On top of that, I could carry hundreds of books, for any mood I might be in, with less weight than a hard cover. Not to mention being able to change the size of the text, the contrast of the letters, and other things that started to make reading more accessible.

It also helped that around this same time the newer generation of e-readers was coming out. They were quickly and efficiently solving a lot of the problems the earliest devices had. Every time a new one is released they add more features that are making books more and more amazing. Children's books that can read aloud to kids or help them learn to read as they go. The ease of jumping back and forth between footnotes and the text (a must if you're reading a Mary Roach book).

So to cling to the idea that a physical printed page is the only thing that counts as a real book is just stubbornness. Yes, it's a different experience. And yes, I still own a wall of books (though they're no longer double-rowed and stacked everywhere, my rule is they must fit on the bookshelves I have, so if I get new books I need to let go of old ones I never reread). Books on paper won't go away any time soon, though bookstores might.

And that is sad, browsing a website is no substitute to browsing a bookshelf for me.
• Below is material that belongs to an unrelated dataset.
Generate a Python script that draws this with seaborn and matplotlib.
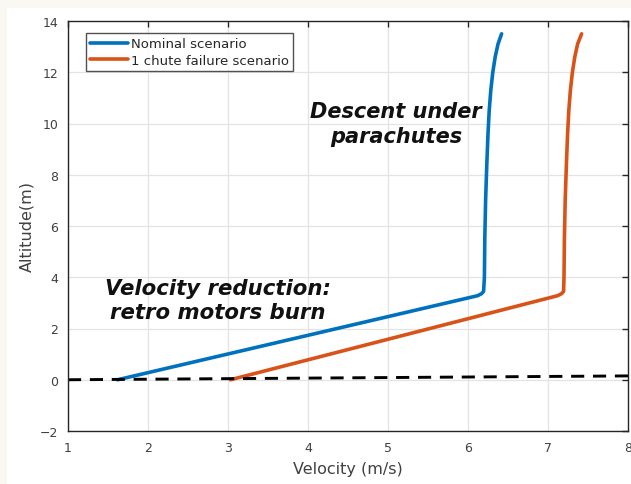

It doesn't lead to as many new and weird discoveries.

But I think people who love books and who love reading need to start looking at everything that e-books have to offer us. They're were never designed to somehow steal our books from us, they were designed to give our books to us more easily, to give us a new experience with them, and to help us stop breaking our backs carrying around everything we might want to read at a given time.

E-books are real books. And we can live in a world with both.

This post may or may not have been brought to you by the fact that I got a Nook for my birthday and I've already realized how easy it is to indulge my love of books and getting new/free/bargain books without also ending up with them taking over my guest room.